I never found it disconcerting to hear that i may not be who i thought i was, that the world may not be what we think it is, that the way most people live their lives, that the way i had been living my life, was leading in a direction opposite where my heart wanted to go. As far back as i can remember my response has always been, "Ok, then what do you think it's like? Show me."
What does it mean to "open yourself wide enough to let [the answers] in"? It doesn't entail "doing" anything. It entails stopping what you are currently doing, it means throwing in the towel and surrendering to your questions. It means giving up the chase for answers where you have been looking for them up to now.
Opening yourself simply means setting aside your past and turning off worries about the future and seeing what life looks like only in the present moment. For five minutes if that's all you can manage, but eventually for hour after hour, day after day. Open yourself to what this present moment contains, as it is, unadulterated by all those thoughts of what it should be or what you wish it would be. Uncontaminated by what you have been conditioned to believe it is supposed to be.
Let Life be who you are, forget who you think you are (gender, race, nationality, religion, social level, parental status, friendship status, etc).
"Opening" isn't something you do, it's something you don't do. It's letting go of what you used to do and seeing what presents itself with this new mindset.

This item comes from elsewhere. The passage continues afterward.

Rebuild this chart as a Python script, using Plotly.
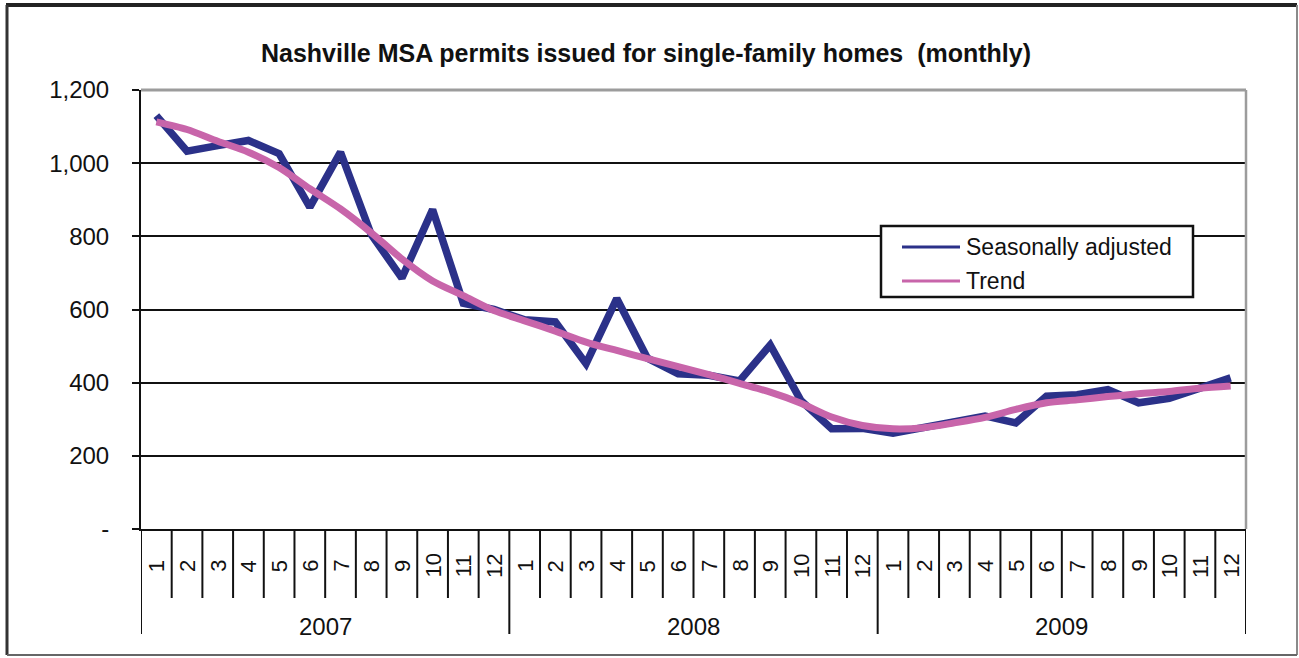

This path seems to many to be a place where you learn things. It's not. It's a place where you unlearn everything. It's where you leave bits and pieces of who you were along the side of the trail because you realize they are no longer needed, or wanted. Where you drop off unneeded baggage because carrying it no longer makes sense. Scary? I don't think so. I'd call it liberating.
1 comment:
The “opening up” you describe is exciting—even exhilarating! We can walk the path of life with eyes focused narrowly ahead, closing our selves off to the possibilities for discovery around us. Or, we can view the journey as an adventure in which the norm is to be surprised and we expect to “unlearn” something in every encounter. Each piece of our old self we leave behind makes our step lighter and more joyous. How exciting is that!